On Monday, September 29th, H.R. 3997, the Emergency Economic Stabilization Act of 2008, failed to pass the U.S. House of Representatives, despite Ryan's vote in favor of the bill. On Wednesday, October 1st, the U.S. Senate passed H.R. 1424, a similar economic rescue package including an increase in the FDIC insurance cap. Earlier today, with Ryan's support, H.R. 1424 was passed by the U.S. House of Representatives. Following today's vote on the House floor, Ryan issued the following statement:
"The Bush Administration offended the American people with a three-page request for a blank check from Congress. Trust us' simply wouldn't do. I personally fought to make sure that taxpayers were protected. I fought to make sure that once these troubled institutions start making profits, the taxpayers benefit first and foremost. I fought to make sure Wall Street executives don't profit personally as a result of their irresponsible decisions. I wrote the provision to ensure that Wall Street shares in the cost of their own recovery. I got in the arena these past two weeks and fought for a better deal for the American taxpayer and those I serve in Wisconsin.
"Our communities in Southern Wisconsin have endured devastating economic hardships as of late, and I could not sit idly by with so much at stake. At the end of the day, this package is about the American taxpayer and American jobs.
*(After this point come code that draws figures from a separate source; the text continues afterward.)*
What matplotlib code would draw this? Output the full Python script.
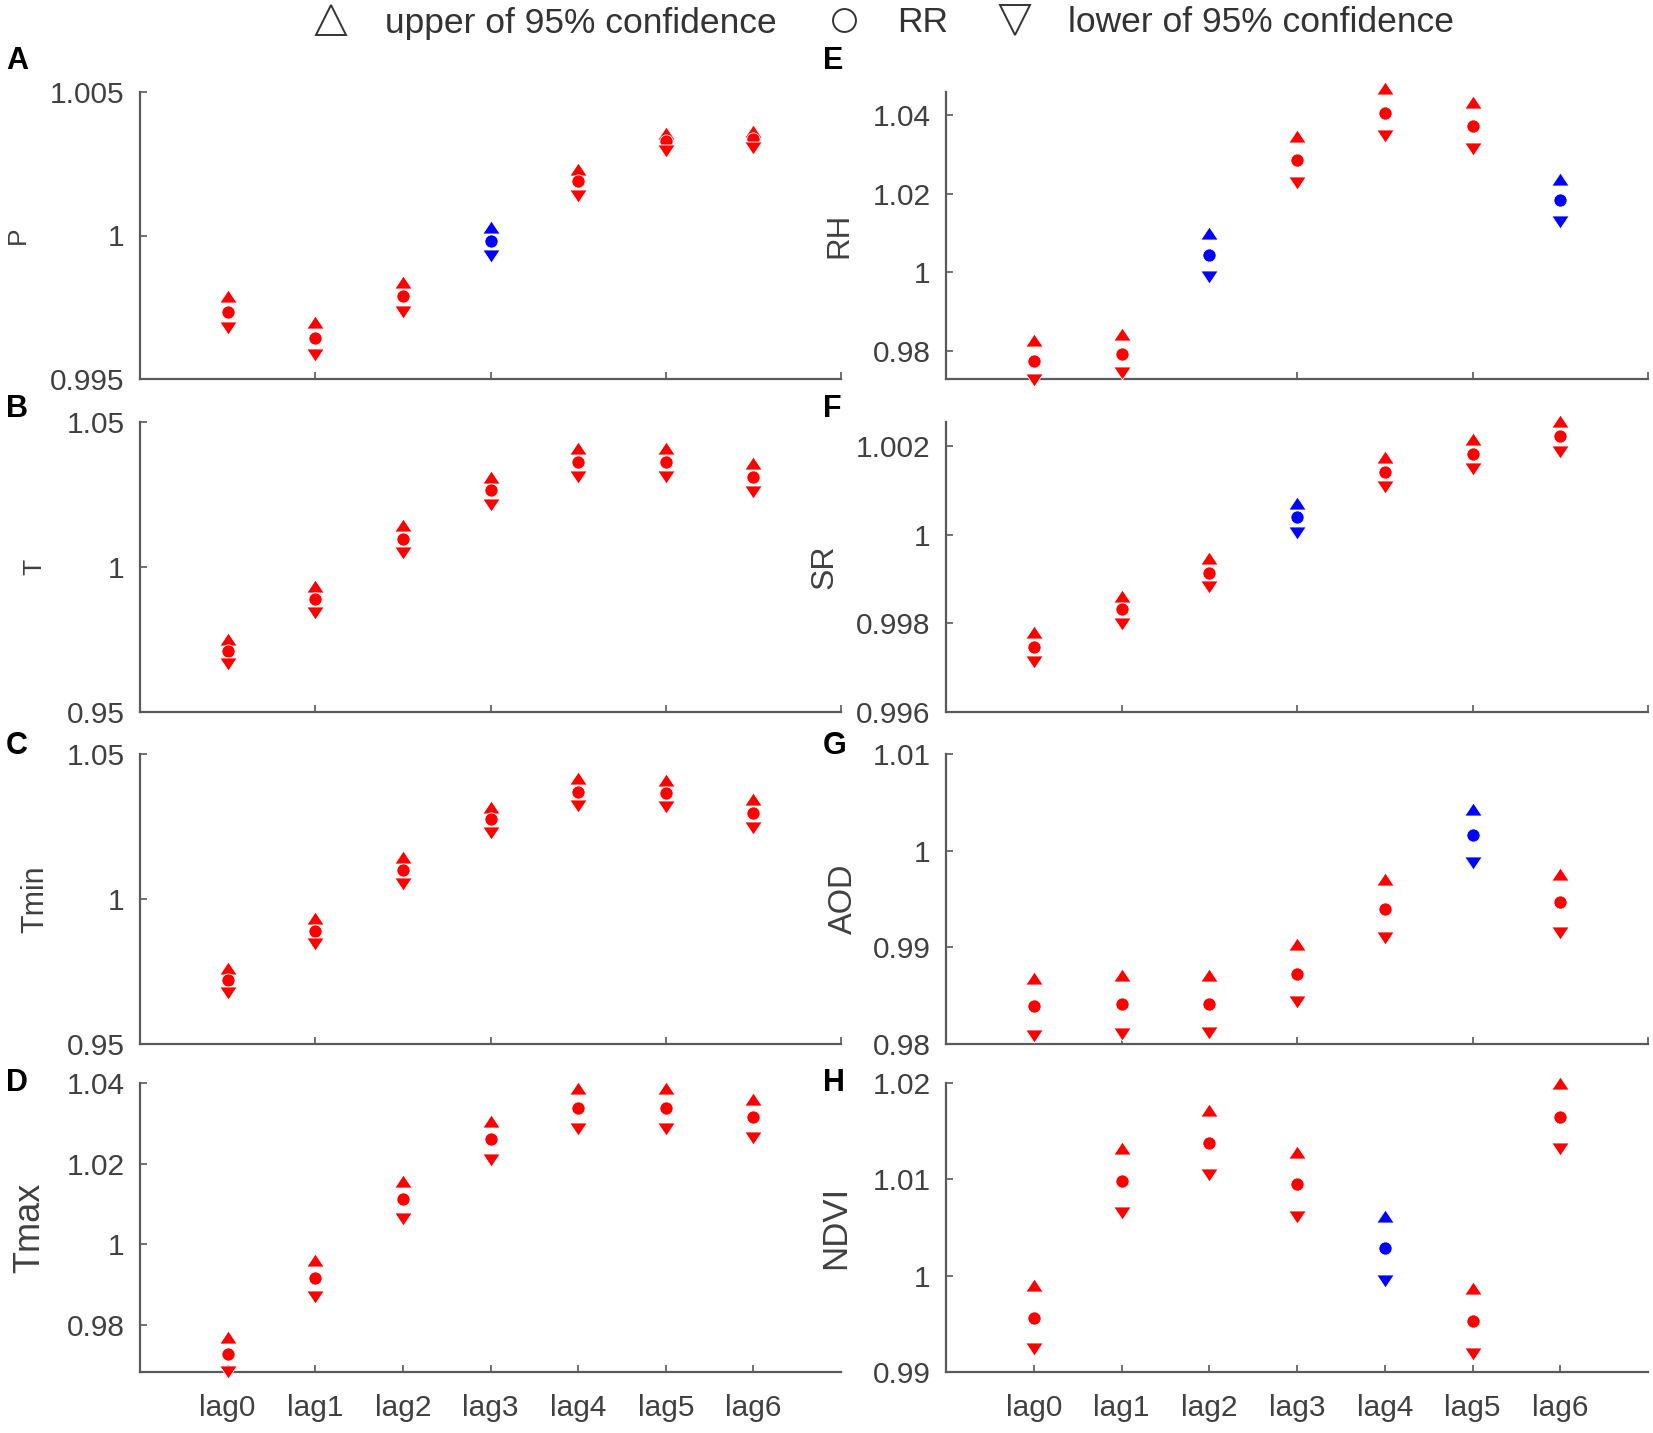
import matplotlib
matplotlib.use("Agg")
import matplotlib.pyplot as plt
from matplotlib.lines import Line2D
from matplotlib.path import Path
from matplotlib.ticker import FuncFormatter

plt.rcParams['font.family'] = ['Liberation Sans', 'DejaVu Sans']

lags = ["lag0", "lag1", "lag2", "lag3", "lag4", "lag5", "lag6"]

# Panel data: upper CI, RR, lower CI
P_up = [0.9979, 0.9970, 0.99837, 1.00031, 1.00233, 1.00357, 1.00364]
P_rr = [0.99734, 0.99643, 0.9979, 0.99982, 1.00189, 1.00328, 1.00335]
P_lo = [0.99676, 0.99584, 0.99734, 0.9993, 1.00137, 1.00295, 1.00306]
P_col = ["r", "r", "r", "b", "r", "r", "r"]

T_up = [0.9751, 0.9936, 1.0144, 1.0311, 1.0409, 1.0409, 1.0358]
T_rr = [0.9711, 0.9889, 1.0096, 1.0267, 1.0362, 1.0362, 1.0311]
T_lo = [0.9664, 0.9842, 1.0049, 1.0213, 1.0311, 1.0311, 1.0260]
T_col = ["r"] * 7

Tmin_up = [0.9762, 0.9933, 1.0144, 1.0318, 1.0416, 1.0409, 1.0344]
Tmin_rr = [0.9722, 0.9889, 1.0100, 1.0275, 1.0369, 1.0365, 1.0296]
Tmin_lo = [0.9675, 0.9845, 1.0053, 1.0227, 1.0322, 1.0316, 1.0245]
Tmin_col = ["r"] * 7

Tmax_up = [0.9771, 0.9961, 1.0158, 1.0306, 1.0387, 1.0387, 1.0361]
Tmax_rr = [0.9727, 0.9917, 1.0112, 1.0260, 1.0338, 1.0338, 1.0315]
Tmax_lo = [0.9683, 0.9870, 1.0063, 1.0208, 1.0285, 1.0285, 1.0263]
Tmax_col = ["r"] * 7

RH_up = [0.9827, 0.9843, 1.0099, 1.0346, 1.0468, 1.0433, 1.0237]
RH_rr = [0.9773, 0.9791, 1.0043, 1.0285, 1.0405, 1.0373, 1.0184]
RH_lo = [0.9725, 0.9743, 0.9989, 1.0227, 1.0346, 1.0314, 1.0127]
RH_col = ["r", "r", "b", "r", "r", "r", "b"]

SR_up = [0.99781, 0.99862, 0.99948, 1.00073, 1.00176, 1.00217, 1.00257]
SR_rr = [0.99747, 0.99833, 0.99915, 1.0004, 1.00143, 1.00183, 1.00224]
SR_lo = [0.99712, 0.99798, 0.99882, 1.00005, 1.00108, 1.00148, 1.00188]
SR_col = ["r", "r", "r", "b", "r", "r", "r"]

AOD_up = [0.98684, 0.98716, 0.98716, 0.99033, 0.99706, 1.00436, 0.9976]
AOD_rr = [0.98393, 0.98412, 0.98412, 0.98727, 0.9940, 1.00164, 0.99466]
AOD_lo = [0.98087, 0.98106, 0.98115, 0.98433, 0.99098, 0.99869, 0.99153]
AOD_col = ["r", "r", "r", "r", "r", "b", "r"]

NDVI_up = [0.99902, 1.01327, 1.01716, 1.01287, 1.00622, 0.99869, 1.0200]
NDVI_rr = [0.99564, 1.00978, 1.01378, 1.00949, 1.00284, 0.99531, 1.0165]
NDVI_lo = [0.9924, 1.00651, 1.0104, 1.00611, 0.99946, 0.99185, 1.01313]
NDVI_col = ["r", "r", "r", "r", "b", "r", "r"]

panels = [
    ("A", "P", P_up, P_rr, P_lo, P_col, (0.995, 1.005), [0.995, 1, 1.005]),
    ("B", "T", T_up, T_rr, T_lo, T_col, (0.95, 1.05), [0.95, 1, 1.05]),
    ("C", "Tmin", Tmin_up, Tmin_rr, Tmin_lo, Tmin_col, (0.95, 1.05), [0.95, 1, 1.05]),
    ("D", "Tmax", Tmax_up, Tmax_rr, Tmax_lo, Tmax_col, (0.9683, 1.04), [0.98, 1, 1.02, 1.04]),
    ("E", "RH", RH_up, RH_rr, RH_lo, RH_col, (0.9728, 1.0459), [0.98, 1, 1.02, 1.04]),
    ("F", "SR", SR_up, SR_rr, SR_lo, SR_col, (0.996, 1.00255), [0.996, 0.998, 1, 1.002]),
    ("G", "AOD", AOD_up, AOD_rr, AOD_lo, AOD_col, (0.98, 1.01), [0.98, 0.99, 1, 1.01]),
    ("H", "NDVI", NDVI_up, NDVI_rr, NDVI_lo, NDVI_col, (0.99, 1.02), [0.99, 1, 1.01, 1.02]),
]
label_sizes = [19, 19, 22, 26, 22.5, 23, 23.5, 25]
label_x = [-0.157, -0.133, -0.128, -0.132, -0.131, -0.151, -0.124, -0.134]

W, H = 1653, 1433
fig = plt.figure(figsize=(W / 100, H / 100), dpi=100)

col_x = [(140, 841), (946, 1648)]
row_y = [(92, 379), (422, 712), (754, 1044), (1083, 1372)]
letter_y = [61, 409, 746, 1083]
colmap = {"r": "#ff0000", "b": "#0000ff"}
gray = "#404040"
xs = list(range(1, 8))

up_tri = Path([(-1, -0.75), (1, -0.75), (0, 0.75), (-1, -0.75)],
              [Path.MOVETO, Path.LINETO, Path.LINETO, Path.CLOSEPOLY])
dn_tri = Path([(-1, 0.75), (1, 0.75), (0, -0.75), (-1, 0.75)],
              [Path.MOVETO, Path.LINETO, Path.LINETO, Path.CLOSEPOLY])

for i, (letter, ylab, up, rr, lo, cols, ylim, yt) in enumerate(panels):
    c, r = divmod(i, 4)
    x0, x1 = col_x[c]
    y0, y1 = row_y[r]
    ax = fig.add_axes([x0 / W, 1 - y1 / H, (x1 - x0) / W, (y1 - y0) / H])
    for x, u, m, l, cc in zip(xs, up, rr, lo, cols):
        color = colmap[cc]
        kw = dict(color=color, markeredgecolor="white", markeredgewidth=0.6,
                  linestyle="none", clip_on=False, zorder=3)
        ax.plot([x], [u], marker=up_tri, markersize=12.5, **kw)
        ax.plot([x], [m], marker="o", markersize=9.5, **kw)
        ax.plot([x], [l], marker=dn_tri, markersize=12.5, **kw)
    ax.set_xlim(0, 8)
    ax.set_ylim(*ylim)
    ax.set_yticks(yt)
    ax.yaxis.set_major_formatter(FuncFormatter(lambda v, p: "%g" % round(v, 6)))
    if r == 3:
        ax.set_xticks(xs)
        ax.set_xticklabels(lags)
    else:
        ax.set_xticks([0, 2, 4, 6, 8])
        ax.set_xticklabels([])
    for s in ("top", "right"):
        ax.spines[s].set_visible(False)
    for s in ("left", "bottom"):
        ax.spines[s].set_color("#5a5a5a")
        ax.spines[s].set_linewidth(1.6)
    ax.tick_params(direction="in", length=5, width=1.2, colors="#5a5a5a",
                   labelcolor=gray, labelsize=21.5, pad=11)
    ax.tick_params(axis="x", pad=16)
    ax.set_ylabel(ylab, fontsize=label_sizes[i], color=gray)
    ax.yaxis.set_label_coords(label_x[i], 0.5)
    lx = 6 if c == 0 else 823
    fig.text(lx / W, 1 - letter_y[r] / H, letter, fontsize=22, fontweight="bold",
             va="center", ha="left", color="black")

hkw = dict(linestyle="none", markerfacecolor="none", markeredgecolor="#333333",
           markeredgewidth=1.4)
handles = [
    Line2D([], [], marker="^", markersize=21, **hkw),
    Line2D([], [], marker="o", markersize=16.5, **hkw),
    Line2D([], [], marker="v", markersize=21, **hkw),
]
fig.legend(handles, ["upper of 95% confidence", "RR", "lower of 95% confidence"],
           loc="center", bbox_to_anchor=(884 / W, 1 - 23 / H), ncol=3, frameon=False,
           fontsize=25.5, handlelength=1.0, handletextpad=1.0, columnspacing=1.4,
           labelcolor="#333333")

fig.savefig("out.png", dpi=100, facecolor="white")
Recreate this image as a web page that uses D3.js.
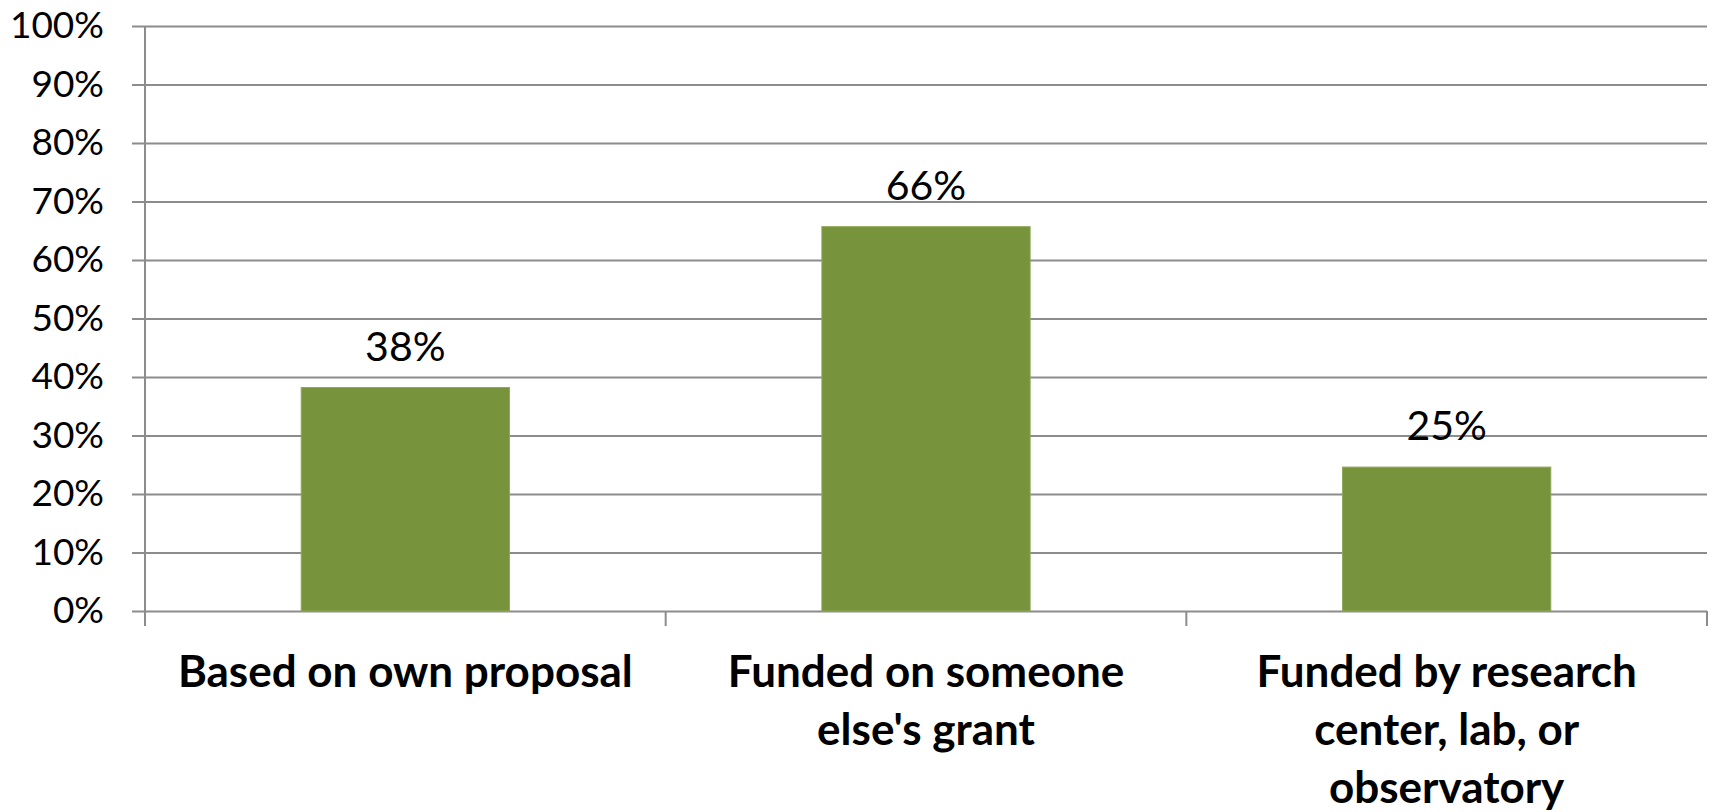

Failing to act on a viable alternative would have been devastating to American families and American workers. To stabilize our economy and to preserve American jobs, this bill moves us in the right direction. We are facing a Wall Street crisis that is now becoming a banking crisis - a Main Street crisis. There are still many difficult days ahead. This bill is not designed to prevent a recession, but rather to prevent a crash. This bill is about protecting working families' access to credit - so students can secure college loans, farmers can make their needed investments, seniors can secure their retirement, and businesses can pay their employees.
"I am outraged that we find ourselves in this situation, and we must hold those responsible to account. I will continue to push for additional reforms, working to modernize the regulatory framework and increase the transparency of our financial system. As Congress works to address our current financial crisis, reforms must be put in place to prevent this situation from being repeated in the future."